Mentre ci stringiamo ai nostri cari e ai nostri amici che vivono in Italia, noi Italiani all’estero constatiamo giorno dopo giorno di essere guardati con sospetto, di essere evitati, di essere discriminati da chi ci circonda, da chi incontriamo per strada o quando andiamo a fare la spesa, etc. Basta semplicemente la percezione del nostro accento e della nostra lingua a far scattare la paura, a farci apparire come “untori”. Ecco che le pagine del Manzoni e di chi ha descritto le terribili epidemie dei secoli scorsi si fanno, a tratti, drammaticamente attuali. Siamo diventati gli “altri”, coloro i quali possono contagiare, coloro i quali portano in sé il germe della malattia. Per una volta non sono le persone che provengono dalle aree più povere del mondo ad essere additate come tali, ma siamo noi, gli occidentali provenienti dai Paesi più progrediti del mondo, gli Europei, gli Italiani. E ci rendiamo conto  di come le nostre vite possano essere inaspettatamente sconvolte.

Di come la provenienza di una persona possa bastare a far scattare meccanismi di autodifesa e di stigma. Di come gli equilibri siano fragili.

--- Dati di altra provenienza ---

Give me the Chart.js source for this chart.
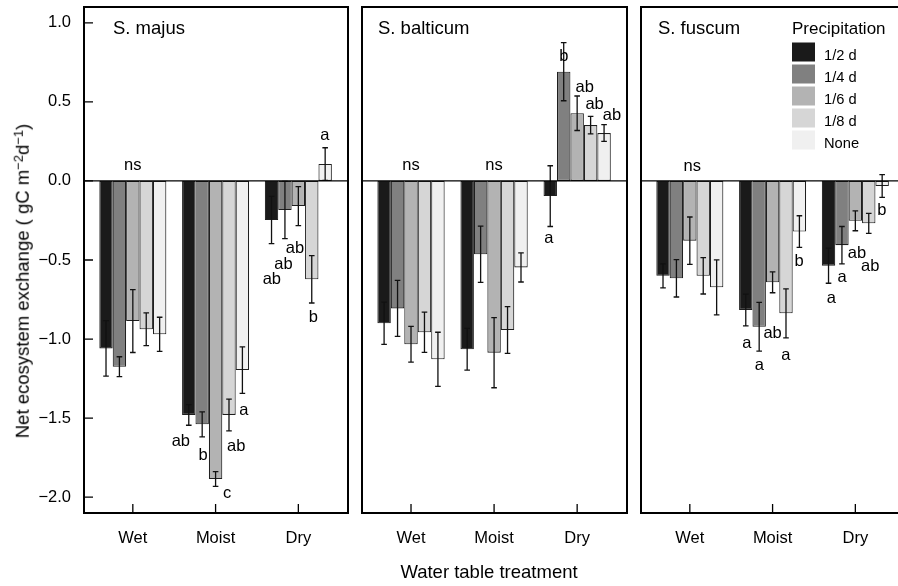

Il nostro passaporto, quello italiano, è uno di quei documenti occidentali che ci permette di spostarci liberamente in giro per il mondo e di avere accesso a quasi tutti gli Stati. Oggi è lettera scarlatta. Il numero di Stati che di giorno in giorno vietano la nostra possibilità di accesso serrando la propria frontiera cresce senza sosta. Dinnanzi a questo scenario non possiamo che renderci conto di quanto le nostre certezze si sgretolino con facilità, come mai avremmo immaginato, come nel peggior film di fantascienza. Il virus ci fa toccare con mano cosa succede quando i porti e gli aeroporti li chiudono gli altri e quando siamo noi a restarne fuori.

Stavolta gli “altri” siamo noi.

Una dolorosa esperienza che, una volta superata la tempesta, quando tutto tornerà alla normalità, spero possa farci provare empatia nei confronti di chi proviene da un’altra terra e viene rifiutato, isolato e discriminato. Che possa farci rendere conto di come siamo inermi e piccoli di fronte alla necessità di scappare da una minaccia o di non poter abbracciare i nostri cari. E di quanto in questi momenti sia necessario una mano tesa verso di noi. Un insegnamento che dovremmo fare nostro e che dovrebbe farci riflettere quando pensiamo a chi percepiamo come “altro” da noi.

Stringendomi a tutti a voi, nell’augurio di poter superare insieme questo difficile momento, spero che questa possa rivelarsi un’occasione di crescita umana e morale che ci permetta di riflettere sull’uguaglianza di ogni persona sulla base di una comune appartenenza al genere umano senza alcuna distinzione di etnia, religione, nazionalità o provenienza.